The Eastern Cape has set the ball rolling to declare a provincial state of disaster following torrential rains that left 17 people dead.
Tuesday night’s decision followed incidents of flooding and other natural disasters, including a tornado, that have affected most parts of the province over the past month, particularly over the past weekend.
Premier Oscar Mabuyane said the declaration of a state of disaster was being submitted to the National Disaster Management Centre for classification, verification and further assessment. This will give the provincial government access to resources to ensure adequate support to affected communities is provided.
The declaration will ensure a consolidated and integrated government effort to support communities to rebuild their lives and protect livelihoods.
The provincial cabinet also expressed gratitude to volunteers, members of the public and NGOs, who have been and continue to work selflessly to assist affected communities.
The Red Cross has mobilised R6.4 million to cover households’ basic needs and recovery, as well as the procurement and delivery of blankets and 1 500 hygiene kits.
Mabuyane said remarkable support had also been received from the Gift of the Givers, the Al-Imdaad Foundation, the Ubuntu Foundation and the business community in general.
“The role played by NGOs, businesses and individuals in providing humanitarian relief to communities has not gone unnoticed,” said Mabuyane.
His spokesperson, Khuselwa Rantjie, said much infrastructure had been severely damaged, including 49 health facilities and 57 schools.
Preliminary findings indicate the estimated cost of the damage to be R166 million for education facilities, while about R30 million will be required to fix electricity infrastructure such as poles and lines.
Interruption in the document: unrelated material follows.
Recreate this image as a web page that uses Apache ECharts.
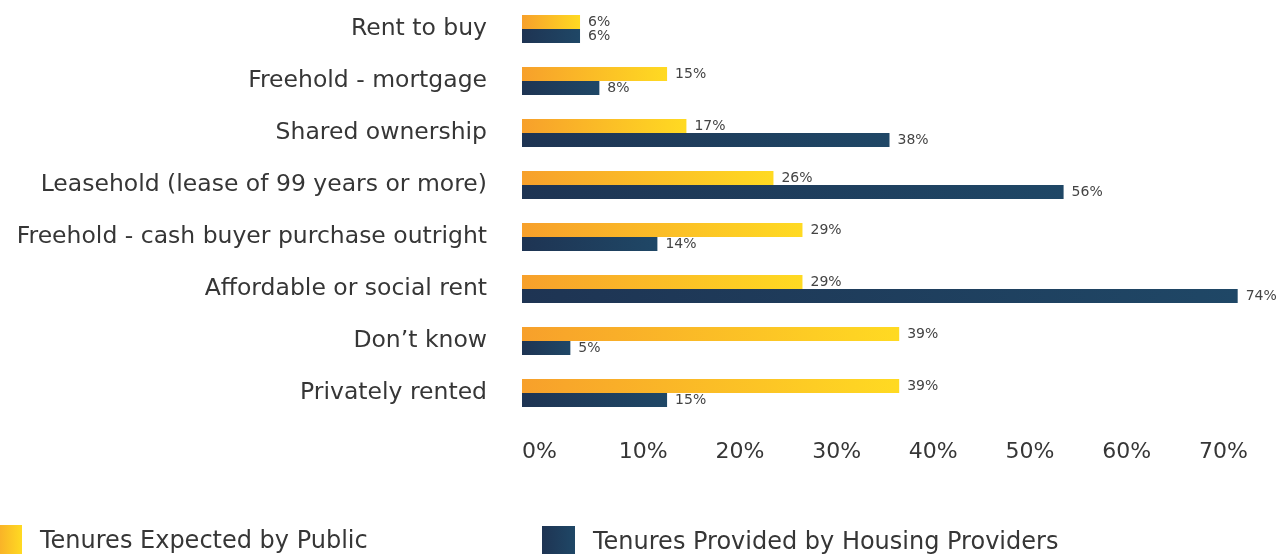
<!DOCTYPE html>
<html>
<head>
<meta charset="utf-8">
<script src="https://cdn.jsdelivr.net/npm/echarts@6/dist/echarts.min.js"></script>
<style>
html,body{margin:0;padding:0;background:#fff;}
#chart{width:1280px;height:554px;}
</style>
</head>
<body>
<div id="chart"></div>
<script>
var categories = ['Rent to buy', 'Freehold - mortgage', 'Shared ownership', 'Leasehold (lease of 99 years or more)', 'Freehold - cash buyer purchase outright', 'Affordable or social rent', 'Don\u2019t know', 'Privately rented'];
var publicValues = [6, 15, 17, 26, 29, 29, 39, 39];
var providerValues = [6, 8, 38, 56, 14, 74, 5, 15];
var seriesNames = ['Tenures Expected by Public', 'Tenures Provided by Housing Providers'];
var xTicks = [0, 10, 20, 30, 40, 50, 60, 70];

var FONT = 'DejaVu Sans';
var TEXT = '#363636';
var orangeGrad = new echarts.graphic.LinearGradient(0, 0, 1, 0, [
  {offset: 0, color: '#F7A02B'}, {offset: 1, color: '#FFDA22'}
]);
var navyGrad = new echarts.graphic.LinearGradient(0, 0, 1, 0, [
  {offset: 0, color: '#1E3453'}, {offset: 1, color: '#1F4766'}
]);

var chart = echarts.init(document.getElementById('chart'), null, {renderer: 'canvas'});
var labelStyle = {
  show: true, position: 'right', distance: 8,
  formatter: '{c}%', color: '#444', fontFamily: FONT, fontSize: 14
};
var legendText = {fontFamily: FONT, fontSize: 24, color: TEXT, padding: [0, 0, 0, 13]};
chart.setOption({
  animation: false,
  textStyle: {fontFamily: FONT},
  grid: {left: 522, right: 81, top: 3, height: 416, containLabel: false},
  legend: [
    {data: [seriesNames[0]], icon: 'rect', padding: 0, left: -11, top: 525, itemWidth: 33, itemHeight: 33, textStyle: legendText},
    {data: [seriesNames[1]], icon: 'rect', padding: 0, left: 542, top: 526, itemWidth: 33, itemHeight: 33, textStyle: legendText}
  ],
  xAxis: {
    type: 'value', min: xTicks[0], max: xTicks[xTicks.length - 1], interval: 10,
    axisLine: {show: false}, axisTick: {show: false}, splitLine: {show: false},
    axisLabel: {formatter: '{value}%', align: 'left', margin: 22, color: TEXT, fontFamily: FONT, fontSize: 22}
  },
  yAxis: {
    type: 'category', data: categories, inverse: true,
    axisLine: {show: false}, axisTick: {show: false}, splitLine: {show: false},
    axisLabel: {margin: 35, color: TEXT, fontFamily: FONT, fontSize: 23.5, verticalAlign: 'middle', padding: [0, 0, 5, 0]}
  },
  series: [
    {name: seriesNames[0], type: 'bar', data: publicValues, barWidth: 14, barGap: '0%', clip: false,
     itemStyle: {color: orangeGrad}, label: labelStyle},
    {name: seriesNames[1], type: 'bar', data: providerValues, barWidth: 14, barGap: '0%', clip: false,
     itemStyle: {color: navyGrad}, label: labelStyle}
  ]
});
</script>
</body>
</html>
Rantjie said that according to reports received, interventions would be required to provide humanitarian relief, repair damaged houses, repair public infrastructure such as roads, schools and health facilities, and provide agricultural relief related to infrastructure and livestock.
Mabuyane and some MECs, ministers and mayors have visited affected areas to assess the extent of the damage and offer support to communities.
Rantjie said the government interventions included ensuring that displaced families were housed in various shelters, and temporary shelters had been built in some parts of the province for this purpose.
“About 17 people have reportedly lost their lives as a result of flooding during this period December 2021 and January 2022,” she said.
Cabinet noted that natural disasters had been occurring much more frequently in the province, which showed a need for proactive and coordinated efforts to improve early warning systems and enable a swift response to these incidents, she said.
Cabinet also called on communities to refrain from building houses or shelters in low-lying areas that are adjacent to rivers.
Mabuyane said that:
On Tuesday, Social Development Minister Lindiwe Zulu, accompanied by her provincial counterpart, Siphokazi Mani-Lusithi, visited parts of Mdantsane and Duncan Village in East London to assess the damage, interact with all key stakeholders and to ensure that the communities received all the necessary humanitarian support to recover from the disaster and rebuild their lives.
Zulu advised communities to always be alert and proactive: “We know that these natural disasters happen every year when the rain or fires come. Communities need to have an evacuation plan and there must be assembly points when it is burning,” said Zulu.
On Saturday afternoon, pictures and videos started to circulate on social media showing bridges that had been washed away, submerged cars and homes half underwater.
Other affected areas included Mthatha, Elliotdale, Amathole and Mqanduli.
On Saturday, the welcome centre in Mvezo at former president Nelson Mandela’s birthplace was struck by lightning and burnt to the ground.